Auch eine Frage der Einstellung – Krieg und Frieden in Unternehmerfamilien
Heft 13 der Schriftenreihe des Instituts
Ob Unternehmerfamilien einen eher friedens- oder kriegsgeneigten Umgang miteinander pflegen, ist von entscheidender Bedeutung für ihre Handlungsfähigkeit. Typische Risikoverhaltensweisen, die den Familienmitgliedern oft kaum bewusst sind, können sich in kritischer Weise verfestigen. Aber destruktives Verhalten ist kein Schicksal. Nicht von heute auf morgen, aber mittelfristig bietet die Entwicklung einer Familienkultur die Chance eines Wandels.
Leseprobe
Emotionalität
Kein Zweifel: Krieg und Frieden hängen maßgeblich von der Einstellung der Familienmitglieder zueinander ab. Mit der Emotionalität verhält es sich nicht anders. Zu übersetzen ist dieser Begriff am ehesten als Aufregungs- oder Empörungs-bereitschaft. Von ihr nimmt die Kriegsneigung oftmals ihren Ausgang und erweist sich in der Familienstrategie als schwierig zu überwindendes Hindernis. Eines ist jedenfalls auffällig und wird in der Praxis immer wieder bestätigt: Es gibt Familien, die sich gerne und oft aufregen. In ihnen herrscht eine merkwürdig offensive Atmosphäre, eine starke Sensibilisierung, die Neigung, das Handeln eines anderen als Regelverstoß aufzufassen. Wären Regeln vorhanden, ließe sich das ja einigermaßen objektiv feststellen. Hier aber fehlen sie – im Kern gründet die Emotionalität darauf, beliebigem Verhalten die Qualität eines Regelverstoßes zuschreiben zu können: ein radikaler Subjektivismus mit beträchtlicher Eigendynamik. In Ermangelung tatsächlicher und bindender Regeln kann jeder die Deutungshoheit über das Verhalten des anderen beanspruchen und es bei Bedarf skandalisieren. Dazu braucht es nicht viel. Schon ein kurzfristig aufgenommener zusätzlicher Tagesordnungspunkt für die Gesellschafterversammlung kann von einem nichttätigen zur Generalabrechnung mit dem geschäftsführenden Gesellschafter, ein Versäumnis bei der Vorbereitung für die Versammlung von diesem als Gelegenheit der öffentlichen Demütigung des nichttätigen genutzt werden.
Dabei erweisen sich die Familienmitglieder oft als glänzend eingespielt: auf ein Stichwort hin läuft ein ziemlich präzise vorhersagbares Programm ab. Empörung hier und Gegenhalten da – das bestimmt häufig den Ton und steht in umgekehrt proportionalem Verhältnis zur Fähigkeit einer Familie, Sachfragen so abzuhandeln, wie sie es verdienen, nämlich sachlich. Und wieder ist es irritierend und unerwartet zu beobachten, wie zwangsläufig das geschieht, wie sehr dieses Muster vom übrigen Verhalten der Familienmitglieder absticht.

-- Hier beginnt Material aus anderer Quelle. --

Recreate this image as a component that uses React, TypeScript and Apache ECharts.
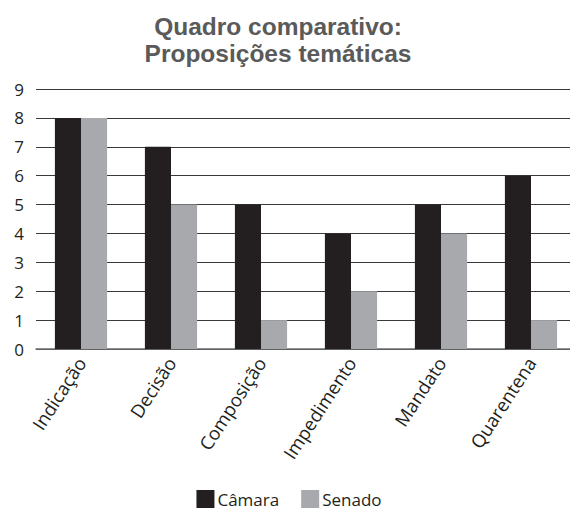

Emotionalität ist in Unternehmerfamilien einer der effizientesten Dialogtöter überhaupt; sie ist das Mittel, das jeder bei jeder halbwegs passenden Gelegenheit mobilisieren kann. Ihre verderbliche Wirkung entfaltet sie jedoch vor allem langfristig. Diese Haltung geht einer Familie in Fleisch und Blut über, sie wird zu einem Familienhabitus, der ebenso schwierig zu ändern ist wie die schlechten Angewohnheiten eines Individuums. Das kann in eine regelrechte Abwärtsspirale führen und das Miteinander in der Familie in eine Konflikte vermeidende Passivität führen oder zu einem unerklärten Krieg machen, mit allen Gefahren, die solchen Grauzonen eigentümlich sind: das permanente Risiko einer Eskalation, mit dem die Familienmitglieder immer sorgloser hantieren und das sich folglich irgendwann realisieren wird: „Bei uns muss es jetzt mal richtig knallen!“
Ebenso typisch ist es in solchen Familien, die Emotionalität stellvertretend für den Mangel an Disziplin bei Einzelnen und in der Gruppe als Schutzbehauptung in Stellung zu bringen – man sei eben emotional, und in solchen Konfrontationen ruhig und kontrolliert zu bleiben, einfach etwas viel verlangt. Auf einen weiteren Faktor, der die Aufregungsbereitschaft befeuert – das Ressentiment – wird noch zurückzukommen sein.